Yashodhara Dhoraisingam, a volunteer religious counsellor at penal institutions and student of the Hindu faith, gave the hour-long talk. She explained that contrary to misconceptions, Hinduism is actually a monotheistic faith.
She said that Hindus were so named by the Persians who mispronounced the name of the river ‘Sindu’. Hindus refer to themselves as followers of ‘Sanatana Dharma’, which means ‘Life’s eternal values’.
According to Yashodhara, Hinduism has no founder or prophet, but is a faith revealed by Brahman (or God) at around 5,000 B.C.. The faith was transmitted orally through the generations until it was eventually put in writing in the Sanskrit language.
These writings which form the Hindu scriptures are called the Vedas which focus on rituals, and the Upanishads which focus on spiritual insights and philosophical teachings, discuss Brahman, and reincarnation.
In Hinduism, Ms Yashodhara explained, “The universe manifested from Brahman, is sustained by him, and will return to him.” She added that Hindus believe in a trinitarian God personified by Brahma the Creator, Vishnu the Sustainer, and Shiva the Transformer (or Destroyer).
“Because everything comes from him, God is the material and efficient cause of the universe,” she said. “Everything is him, and God’s divine essence exists in everything.” As a result, a Hindu is taught to be compassionate and loving to his neighbour because “he and his neighbour are one and the same; all life is one”.
The idols of over three million deities seen in Hindu temples are merely “manifestations of the Supreme Reality” that is Brahman, she said. “These idols reveal attributes of God,” she said, giving the example of the lotus which represents the attribute of purity, because it is able to grow in mud and blossom into a lovely flower.
The Hindu concept of salvation, or self-realisation (“moksha”), takes place when we free ourselves from the bondage of identifying with only the physical, mental, and emotional limitations of the body, and unite ourselves with the Lord, which is our essence, said Ms Yashodhara.
To achieve self-realisation, Hindus must “rise above his selfish ego”, she said. The means by which this is achieved is through reincarnation, where the material body of a person dies, but the essence of the person lives on and is reincarnated into another form, depending on the good or evil the person has committed in his lifetime.
Holy Trinity parishioner Betty Lee, 60, had come for the temple tour because she had never visited a Hindu temple before. She was surprised to learn that their beliefs “are like Catholic” because they believe in one God, and that “all lead to one path”, but “we don’t believe in many reincarnations”.
Terence Chin, a 32-year-old engineer from the parish of St. Mary of the Angels, was surprised to learn that “they have a concept of a trinitarian God”, and that some of the essentials “is similar to Christianity”.

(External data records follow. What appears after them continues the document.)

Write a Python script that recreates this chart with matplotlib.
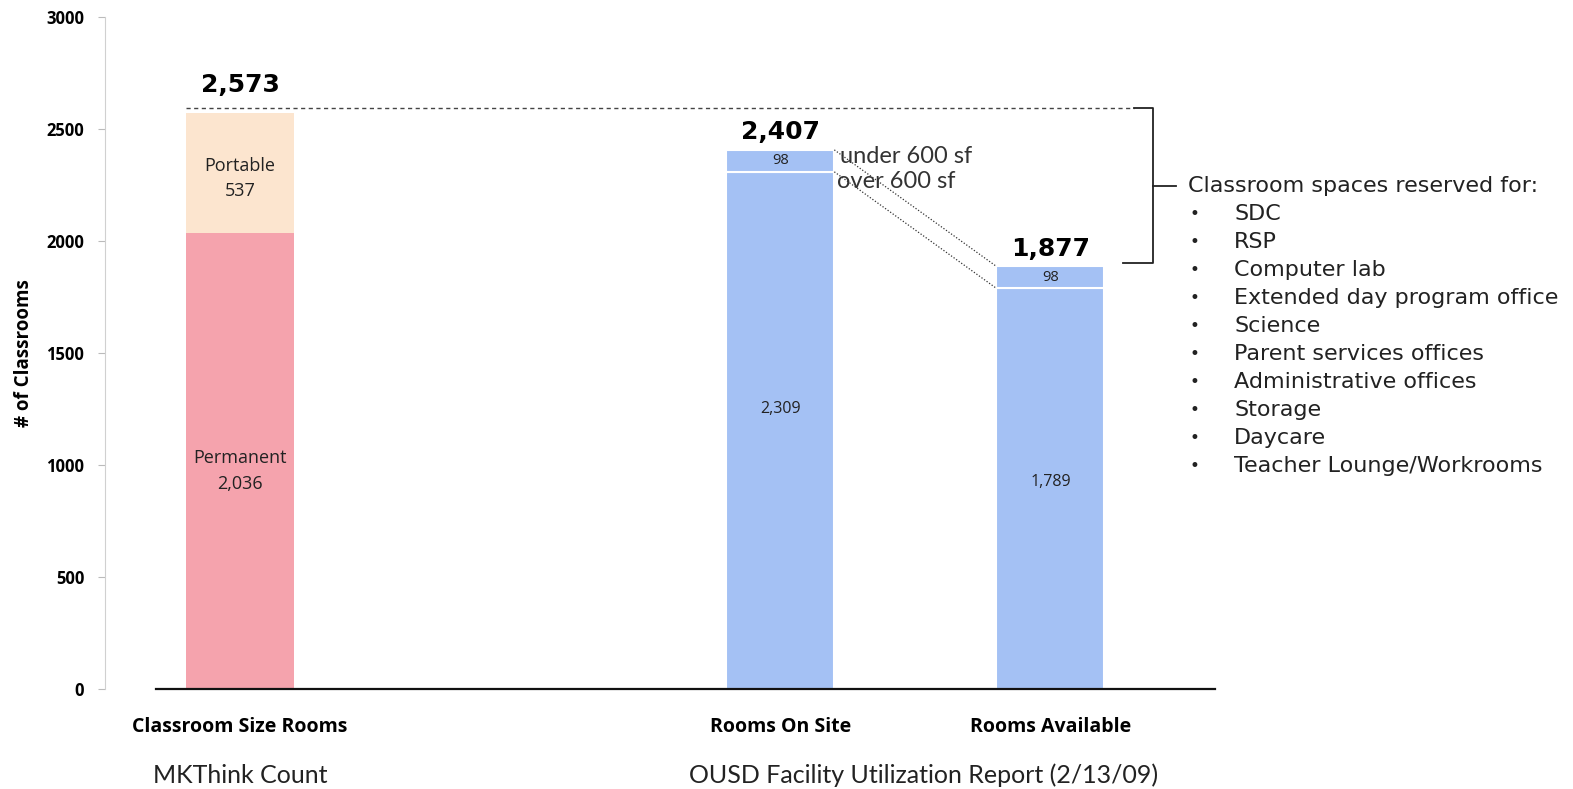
import matplotlib.pyplot as plt
import matplotlib.transforms as mtransforms

# classroom counts per source, stacked bottom / top
categories = ["Classroom Size Rooms", "Rooms On Site", "Rooms Available"]
sources = ["MKThink Count", "OUSD Facility Utilization Report (2/13/09)"]
bottom_vals = [2036, 2309, 1789]
top_vals = [537, 98, 98]
bottom_labels = ["Permanent\n2,036", "2,309", "1,789"]
top_labels = ["Portable\n537", "98", "98"]
total_labels = ["2,573", "2,407", "1,877"]
reserved_for = ["SDC", "RSP", "Computer lab", "Extended day program office",
                "Science", "Parent services offices", "Administrative offices",
                "Storage", "Daycare", "Teacher Lounge/Workrooms"]

xpos = [0, 2, 3]
width = 0.4
bottom_colors = ["#f5a3ad", "#a4c1f4", "#a4c1f4"]
top_colors = ["#fce5cf", "#a4c1f4", "#a4c1f4"]
label_shift = [-45, 95, 30]   # nudge the inner labels like the original layout

fig = plt.figure(figsize=(15.73, 7.89), dpi=100)
ax = fig.add_axes([0.0668, 0.1267, 0.7057, 0.8517])

for i, x in enumerate(xpos):
    ec = "white" if i > 0 else "none"
    ax.bar(x, bottom_vals[i], width, color=bottom_colors[i], edgecolor=ec, linewidth=1.5)
    ax.bar(x, top_vals[i], width, bottom=bottom_vals[i], color=top_colors[i],
           edgecolor=ec, linewidth=1.5)
    ax.text(x, bottom_vals[i] / 2 + label_shift[i], bottom_labels[i], ha="center",
            va="center", fontsize=13 if i == 0 else 11.5, family="Open Sans",
            color="#222222", linespacing=1.55)
    ax.text(x, bottom_vals[i] + top_vals[i] / 2 + (-25 if i == 0 else 0), top_labels[i],
            ha="center", va="center", fontsize=13 if i == 0 else 10.5,
            family="Open Sans", color="#222222", linespacing=1.55)
    total = bottom_vals[i] + top_vals[i]
    ax.text(x, total + (70 if i == 0 else 25), total_labels[i], ha="center",
            va="bottom", fontsize=18, family="DejaVu Sans", fontweight="bold")

# dotted guides between the two OUSD bars
ax.plot([xpos[1] + width / 2, xpos[2] - width / 2],
        [bottom_vals[1] + top_vals[1], bottom_vals[2] + top_vals[2]],
        ls=(0, (1, 1.5)), color="#333333", lw=0.9)
ax.plot([xpos[1] + width / 2, xpos[2] - width / 2],
        [bottom_vals[1], bottom_vals[2]],
        ls=(0, (1, 1.5)), color="#333333", lw=0.9)
ax.text(xpos[1] + width / 2 + 0.02, bottom_vals[1] + top_vals[1] - 30, "under 600 sf",
        ha="left", va="center", fontsize=17, family="Lato", color="#333333")
ax.text(xpos[1] + width / 2 + 0.01, bottom_vals[1] - 45, "over 600 sf",
        ha="left", va="center", fontsize=17, family="Lato", color="#333333")

# dashed reference at the MKThink total and the bracket down to rooms available
top_total = bottom_vals[0] + top_vals[0]
avail_total = bottom_vals[2] + top_vals[2]
bx = 3.38
ax.plot([xpos[0] - width / 2, bx - 0.07], [top_total + 20, top_total + 20],
        ls=(0, (3, 2.5)), color="#444444", lw=1.0, clip_on=False)
ax.plot([bx - 0.07, bx, bx, bx - 0.11], [top_total + 20, top_total + 20,
        avail_total + 15, avail_total + 15], color="#222222", lw=1.3, clip_on=False)
mid = (top_total + avail_total) / 2 + 15
ax.plot([bx, bx + 0.085], [mid, mid], color="#222222", lw=1.3, clip_on=False)

ax.text(bx + 0.13, mid, "Classroom spaces reserved for:", ha="left", va="center",
        fontsize=16, color="#222222")
for k, item in enumerate(reserved_for):
    y = mid - (k + 1) * 125
    ax.text(bx + 0.155, y, "•", ha="center", va="center", fontsize=12, color="#222222")
    ax.text(bx + 0.3, y, item, ha="left", va="center", fontsize=16, color="#222222")

ax.set_xlim(-0.5, 3.61)
ax.set_ylim(0, 3000)
ax.set_yticks([0, 500, 1000, 1500, 2000, 2500, 3000])
ax.tick_params(axis="y", length=5, color="#bbbbbb", labelsize=12, pad=10)
for lab in ax.get_yticklabels():
    lab.set_fontweight("bold")
    lab.set_family("Open Sans")

ax.set_xticks(xpos)
ax.set_xticklabels(categories, fontsize=14, fontweight="bold", family="Open Sans")
ax.tick_params(axis="x", length=0, pad=20)

trans = mtransforms.blended_transform_factory(ax.transData, ax.transAxes)
ax.text(0, -0.128, sources[0], transform=trans, ha="center", va="center",
        fontsize=18, family="Lato", color="#222222")
ax.text(2.53, -0.128, sources[1], transform=trans, ha="center", va="center",
        fontsize=18, family="Lato", color="#222222")

ax.set_ylabel("# of Classrooms", fontsize=13.5, fontweight="bold", family="Open Sans",
              labelpad=9)

for s in ["top", "right", "bottom"]:
    ax.spines[s].set_visible(False)
ax.spines["left"].set_color("#d0d0d0")
ax.plot([-0.31, 3.61], [0, 0], color="#111111", lw=1.6, clip_on=False, zorder=3)

fig.savefig("out.png", dpi=100)
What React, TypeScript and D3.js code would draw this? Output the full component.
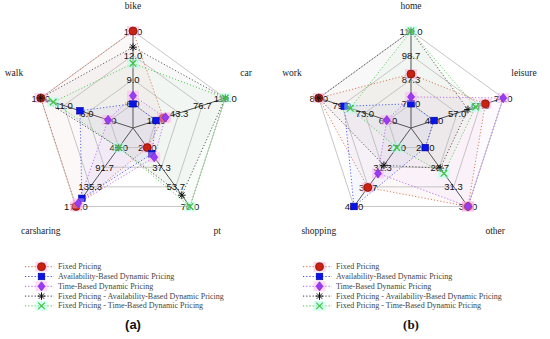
import React from 'react';
import * as d3 from 'd3';

const seriesNames = [
  'Fixed Pricing',
  'Availability-Based Dynamic Pricing',
  'Time-Based Dynamic Pricing',
  'Fixed Pricing - Availability-Based Dynamic Pricing',
  'Fixed Pricing - Time-Based Dynamic Pricing',
];

// Chart (a)
const axesA = ['bike', 'car', 'pt', 'carsharing', 'walk'];
const ticksA = [
  [6.0, 9.0, 12.0, 15.0],
  [10.0, 43.3, 76.7, 110.0],
  [21.0, 37.3, 53.7, 70.0],
  [48.0, 91.7, 135.3, 179.0],
  [1.0, 6.0, 11.0, 16.0],
];
const fixedA = [15, 20.6, 21, 179, 16];
const availA = [6, 10, 26.2, 161, 7.5];
const timeA = [7, 23.6, 29, 172, 1.4];
const fixAvailA = [13, 110, 60.6, 48, 16];
const fixTimeA = [11, 110, 70, 48, 13.3];

// Chart (b)
const axesB = ['home', 'leisure', 'other', 'shopping', 'work'];
const ticksB = [
  [76.0, 87.3, 98.7, 110.0],
  [47.0, 57.0, 67.0, 77.0],
  [26.0, 28.7, 31.3, 34.0],
  [27.0, 31.3, 35.7, 40.0],
  [67.0, 73.0, 79.0, 85.0],
];
const fixedB = [89.9, 69.2, 34, 35.8, 85];
const availB = [76, 47, 26, 40, 78.4];
const timeB = [79.2, 77, 34, 32.7, 67.3];
const fixAvailB = [110, 61.7, 28.8, 30.9, 85];
const fixTimeB = [110, 65, 29.5, 27, 76.8];

const colors = ['#cc2010', '#0a14e6', '#9a3cf5', '#111111', '#3cc43c'];
const lineColors = ['#d0603a', '#3040e0', '#b050f0', '#333333', '#40c040'];
const bgColors = ['#ff9fd6', null, '#ffaaf5', null, '#a8ffe6'];
const shapes = ['circle', 'square', 'diamond', 'star', 'x'];

const W = 550;
const H = 339;
const R = 97;
const CY = 128;

function Marker({ shape, x, y, i, bg = true }: any) {
  const c = colors[i];
  const b = bgColors[i];
  const back = bg && b ? (
    <rect x={x - 6} y={y - 5} width={12} height={10} fill={b} opacity={0.45} />
  ) : null;
  let m: any = null;
  if (shape === 'circle') {
    m = <circle cx={x} cy={y} r={4} fill={c} stroke="#7a1808" strokeWidth={0.8} />;
  } else if (shape === 'square') {
    m = <rect x={x - 3.3} y={y - 3.3} width={6.6} height={6.6} fill={c} stroke="#0000a0" strokeWidth={0.6} />;
  } else if (shape === 'diamond') {
    m = (
      <path
        d={`M${x},${y - 4.6}L${x + 3.5},${y}L${x},${y + 4.6}L${x - 3.5},${y}Z`}
        fill={c}
        stroke="#7020c0"
        strokeWidth={0.6}
      />
    );
  } else if (shape === 'star') {
    const s = 3.8;
    const angs = d3.range(4).map((k) => (k * Math.PI) / 4);
    m = (
      <g stroke={c} strokeWidth={1}>
        {angs.map((a, k) => (
          <line key={k} x1={x - s * Math.cos(a)} y1={y - s * Math.sin(a)} x2={x + s * Math.cos(a)} y2={y + s * Math.sin(a)} />
        ))}
      </g>
    );
  } else {
    const s = 3.3;
    m = (
      <g stroke={c} strokeWidth={1.2}>
        <line x1={x - s} y1={y - s} x2={x + s} y2={y + s} />
        <line x1={x - s} y1={y + s} x2={x + s} y2={y - s} />
      </g>
    );
  }
  return (
    <g>
      {back}
      {m}
    </g>
  );
}

function Radar({ cx, axes, ticks, series, captionFont, caption }: any) {
  const n = axes.length;
  const angle = (k: number) => (k * 2 * Math.PI) / n;
  const dir = (k: number) => [Math.sin(angle(k)), -Math.cos(angle(k))];
  const scales = ticks.map((t: number[]) => d3.scaleLinear().domain([t[0], t[t.length - 1]]).range([R / 4, R]));
  const pt = (k: number, r: number) => [cx + dir(k)[0] * r, CY + dir(k)[1] * r];
  const lineGen = d3.line<number[]>().x((d) => d[0]).y((d) => d[1]).curve(d3.curveLinearClosed);
  const ringRadii = [1, 2, 3, 4].map((q) => (q * R) / 4);

  const seriesPts = series.map((vals: number[]) => vals.map((v, k) => pt(k, scales[k](v))));

  const labelPos = (k: number) => {
    const [dx, dy] = dir(k);
    if (dy < -0.9) return [cx, CY - 122];
    if (dy < 0) return [cx + dx * 122 - 3, CY - 55];
    return [cx + dx * 150 - 4, CY + 103];
  };

  return (
    <g>
      {seriesPts.map((p: number[][], i: number) => (
        <path key={'f' + i} d={lineGen(p) || ''} fill={colors[i]} fillOpacity={0.03} stroke="none" />
      ))}
      {ringRadii.map((r, q) => (
        <path
          key={'r' + q}
          d={lineGen(d3.range(n).map((k) => pt(k, r))) || ''}
          fill="none"
          stroke="#b8b8b8"
          strokeWidth={0.8}
        />
      ))}
      {d3.range(n).map((k) => {
        const [x2, y2] = pt(k, R);
        return <line key={'a' + k} x1={cx} y1={CY} x2={x2} y2={y2} stroke="#555" strokeWidth={1} />;
      })}
      {seriesPts.map((p: number[][], i: number) => (
        <path
          key={'l' + i}
          d={lineGen(p) || ''}
          fill="none"
          stroke={lineColors[i]}
          strokeWidth={1}
          strokeDasharray="1.2,2"
          opacity={0.8}
        />
      ))}
      {ticks.map((t: number[], k: number) =>
        t.map((v, q) => {
          const [x, y] = pt(k, scales[k](v));
          return (
            <text
              key={'t' + k + '-' + q}
              x={x}
              y={y}
              textAnchor="middle"
              dominantBaseline="central"
              fontFamily="Liberation Sans, Arial, sans-serif"
              fontSize={9.5}
              fill="#111"
            >
              {v.toFixed(1)}
            </text>
          );
        })
      )}
      {seriesPts.map((p: number[][], i: number) =>
        p.map((d, k) => <Marker key={'m' + i + '-' + k} shape={shapes[i]} x={d[0]} y={d[1]} i={i} />)
      )}
      {axes.map((a: string, k: number) => {
        const [x, y] = labelPos(k);
        return (
          <text
            key={'al' + k}
            x={x}
            y={y}
            textAnchor="middle"
            dominantBaseline="central"
            fontFamily="Liberation Serif, Times New Roman, serif"
            fontSize={9.5}
            fill="#222"
          >
            {a}
          </text>
        );
      })}
      {seriesNames.map((name, i) => {
        const y = 266.7 + i * 9.8;
        const lx = cx - 108;
        return (
          <g key={'lg' + i}>
            <line x1={lx} y1={y} x2={lx + 29} y2={y} stroke={lineColors[i]} strokeWidth={1} strokeDasharray="1.2,2" />
            <Marker shape={shapes[i]} x={lx + 16.5} y={y} i={i} />
            <text
              x={lx + 33}
              y={y}
              dominantBaseline="central"
              fontFamily="Liberation Serif, Times New Roman, serif"
              fontSize={8}
              fill="#444"
            >
              {name}
            </text>
          </g>
        );
      })}
      <text
        x={cx}
        y={324}
        textAnchor="middle"
        dominantBaseline="central"
        fontFamily={captionFont}
        fontWeight="bold"
        fontSize={13}
        fill="#111"
      >
        {caption}
      </text>
    </g>
  );
}

export default function App() {
  return (
    <svg
      width={W}
      height={H}
      viewBox={`0 0 ${W} ${H}`}
      style={{ position: 'absolute', left: 0, top: 0, background: '#fff' }}
    >
      <rect width={W} height={H} fill="#fff" />
      <Radar
        cx={133}
        axes={axesA}
        ticks={ticksA}
        series={[fixedA, availA, timeA, fixAvailA, fixTimeA]}
        captionFont="Liberation Sans, Arial, sans-serif"
        caption="(a)"
      />
      <Radar
        cx={411}
        axes={axesB}
        ticks={ticksB}
        series={[fixedB, availB, timeB, fixAvailB, fixTimeB]}
        captionFont="Liberation Serif, Times New Roman, serif"
        caption="(b)"
      />
    </svg>
  );
}
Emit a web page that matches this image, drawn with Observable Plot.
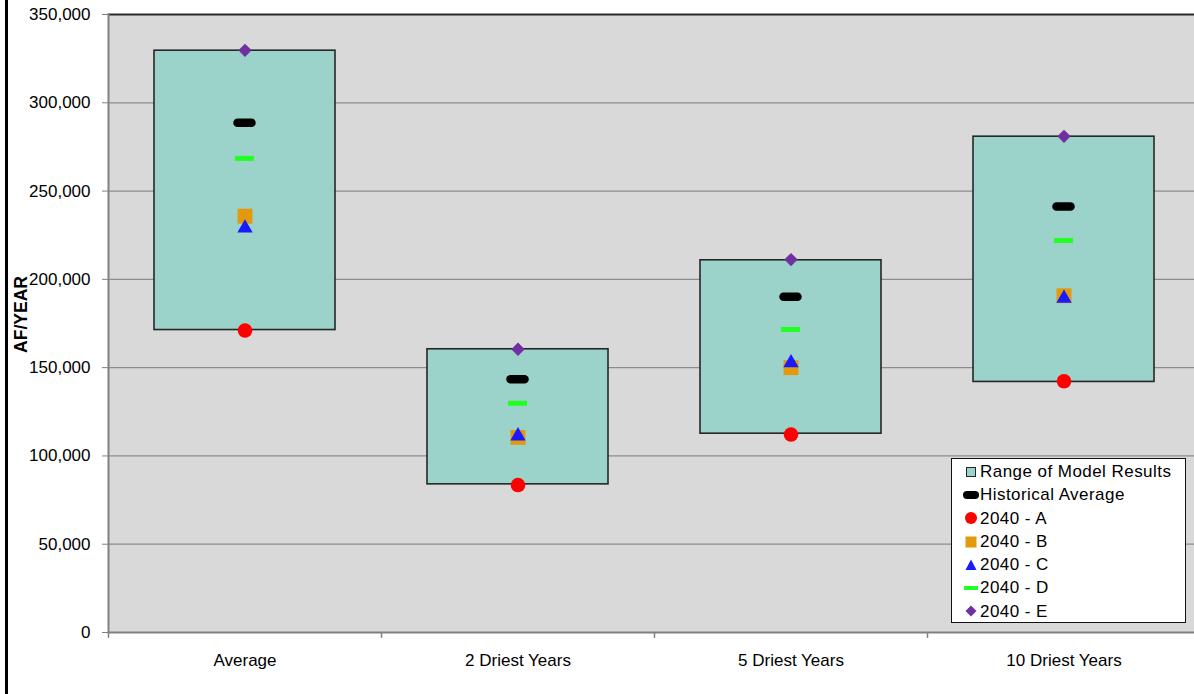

According to a representative of Sri Krishnan Temple, there are about 200,000 Hindus in Singapore belonging to two Hindu sects – the Saivism and Vaishnavism. The Sri Krishnan Temple follows Vaishnavism (worship of Lord Vishnu).
According to government statistics, 42.5 percent of Singaporeans are Buddhists, 8.5 percent are Taoists, 14.9 percent are Muslims, 14.6 percent are Christians and four percent are Hindus.